++++ Raw data

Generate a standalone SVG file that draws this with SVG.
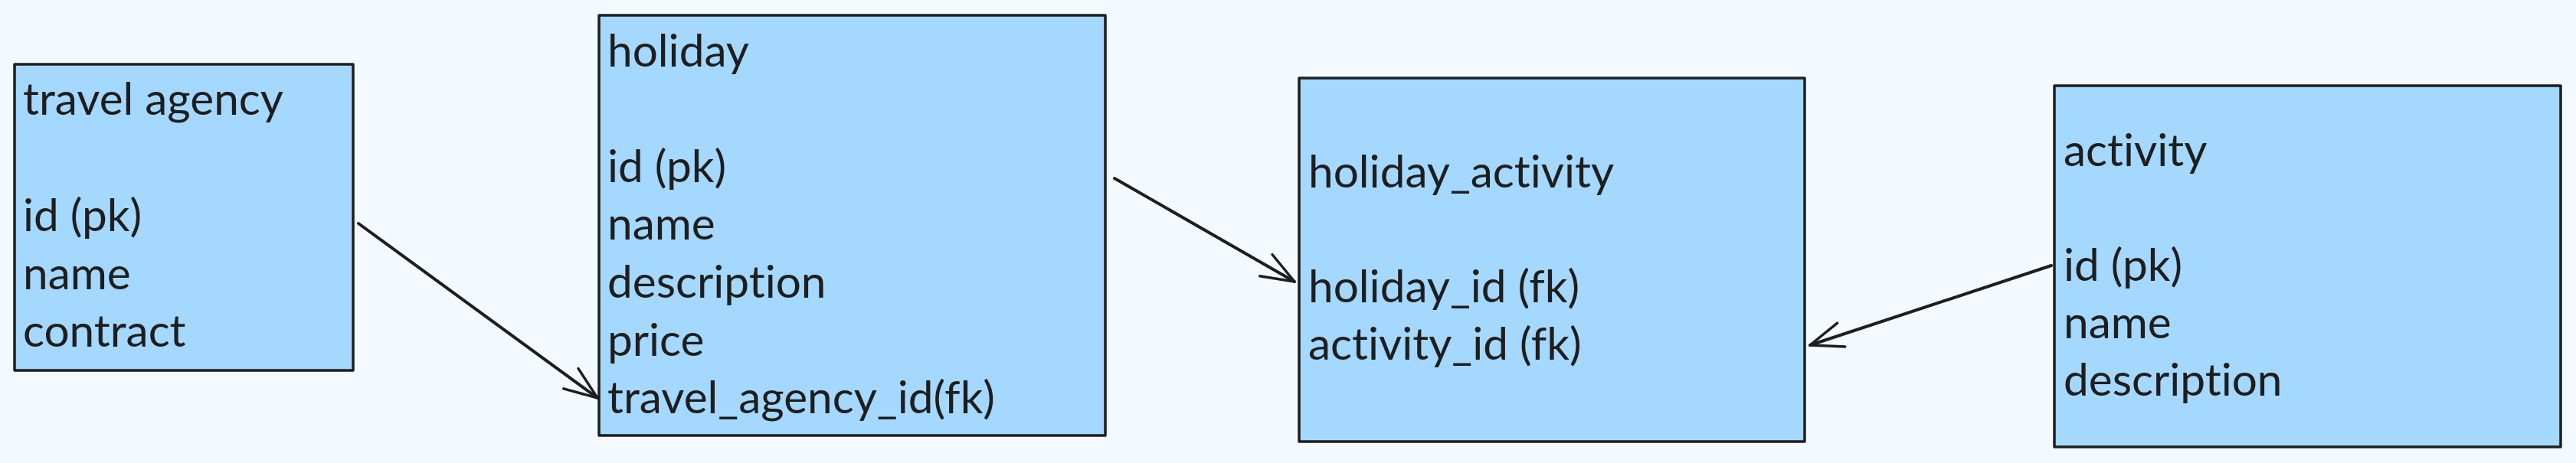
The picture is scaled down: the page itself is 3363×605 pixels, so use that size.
<svg xmlns="http://www.w3.org/2000/svg" width="3363" height="605" viewBox="0 0 3363 605">
<style>
.box{fill:#a5d8ff;stroke:#1e1e1e;stroke-width:3.5;stroke-linejoin:round}
.t{font-family:Lato,"Open Sans","Liberation Sans",sans-serif;font-size:58.5px;fill:#1e1e1e;font-variant-ligatures:none}
.edge{fill:none;stroke:#1e1e1e;stroke-width:4;stroke-linecap:round;marker-end:url(#open)}
</style>
<defs>
<marker id="open" markerUnits="userSpaceOnUse" orient="auto" refX="0" refY="0" markerWidth="60" markerHeight="60" viewBox="-60 -30 70 60" style="overflow:visible">
<path d="M-50,-19 L0,0 L-50,19" fill="none" stroke="#1e1e1e" stroke-width="4" stroke-linecap="round" stroke-linejoin="round"/>
</marker>
</defs>
<rect width="3363" height="605" fill="#f4f9fd"/>
<g id="travel_agency">
<rect class="box" x="19" y="84" width="442" height="400"/>
<text class="t" x="30" y="150">travel agency</text>
<text class="t" x="30" y="302">id (pk)</text>
<text class="t" x="30" y="378">name</text>
<text class="t" x="30" y="453">contract</text>
</g>
<g id="holiday">
<rect class="box" x="782" y="20" width="661" height="549"/>
<text class="t" x="793" y="87">holiday</text>
<text class="t" x="793" y="238">id (pk)</text>
<text class="t" x="793" y="313">name</text>
<text class="t" x="793" y="389">description</text>
<text class="t" x="793" y="465">price</text>
<text class="t" x="793" y="540">travel_agency_id(fk)</text>
</g>
<g id="holiday_activity">
<rect class="box" x="1696" y="102" width="660" height="475"/>
<text class="t" x="1708" y="245">holiday_activity</text>
<text class="t" x="1708" y="395">holiday_id (fk)</text>
<text class="t" x="1708" y="470">activity_id (fk)</text>
</g>
<g id="activity">
<rect class="box" x="2682" y="112" width="661" height="472"/>
<text class="t" x="2694" y="217">activity</text>
<text class="t" x="2694" y="367">id (pk)</text>
<text class="t" x="2694" y="442">name</text>
<text class="t" x="2694" y="517">description</text>
</g>
<g id="connectors">
<line class="edge" x1="468" y1="292" x2="780" y2="520"/>
<line class="edge" x1="1455" y1="233" x2="1690" y2="368"/>
<line class="edge" x1="2678" y1="347" x2="2363" y2="451"/>
</g>
</svg>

++++++++

Required work: Reproduce all of the data exactly; the pictures do not belong in the copy.

Reply to the exercise:
Generate a standalone SVG file that draws this with SVG.
The picture is scaled down: the page itself is 3363×605 pixels, so use that size.
<svg xmlns="http://www.w3.org/2000/svg" width="3363" height="605" viewBox="0 0 3363 605">
<style>
.box{fill:#a5d8ff;stroke:#1e1e1e;stroke-width:3.5;stroke-linejoin:round}
.t{font-family:Lato,"Open Sans","Liberation Sans",sans-serif;font-size:58.5px;fill:#1e1e1e;font-variant-ligatures:none}
.edge{fill:none;stroke:#1e1e1e;stroke-width:4;stroke-linecap:round;marker-end:url(#open)}
</style>
<defs>
<marker id="open" markerUnits="userSpaceOnUse" orient="auto" refX="0" refY="0" markerWidth="60" markerHeight="60" viewBox="-60 -30 70 60" style="overflow:visible">
<path d="M-50,-19 L0,0 L-50,19" fill="none" stroke="#1e1e1e" stroke-width="4" stroke-linecap="round" stroke-linejoin="round"/>
</marker>
</defs>
<rect width="3363" height="605" fill="#f4f9fd"/>
<g id="travel_agency">
<rect class="box" x="19" y="84" width="442" height="400"/>
<text class="t" x="30" y="150">travel agency</text>
<text class="t" x="30" y="302">id (pk)</text>
<text class="t" x="30" y="378">name</text>
<text class="t" x="30" y="453">contract</text>
</g>
<g id="holiday">
<rect class="box" x="782" y="20" width="661" height="549"/>
<text class="t" x="793" y="87">holiday</text>
<text class="t" x="793" y="238">id (pk)</text>
<text class="t" x="793" y="313">name</text>
<text class="t" x="793" y="389">description</text>
<text class="t" x="793" y="465">price</text>
<text class="t" x="793" y="540">travel_agency_id(fk)</text>
</g>
<g id="holiday_activity">
<rect class="box" x="1696" y="102" width="660" height="475"/>
<text class="t" x="1708" y="245">holiday_activity</text>
<text class="t" x="1708" y="395">holiday_id (fk)</text>
<text class="t" x="1708" y="470">activity_id (fk)</text>
</g>
<g id="activity">
<rect class="box" x="2682" y="112" width="661" height="472"/>
<text class="t" x="2694" y="217">activity</text>
<text class="t" x="2694" y="367">id (pk)</text>
<text class="t" x="2694" y="442">name</text>
<text class="t" x="2694" y="517">description</text>
</g>
<g id="connectors">
<line class="edge" x1="468" y1="292" x2="780" y2="520"/>
<line class="edge" x1="1455" y1="233" x2="1690" y2="368"/>
<line class="edge" x1="2678" y1="347" x2="2363" y2="451"/>
</g>
</svg>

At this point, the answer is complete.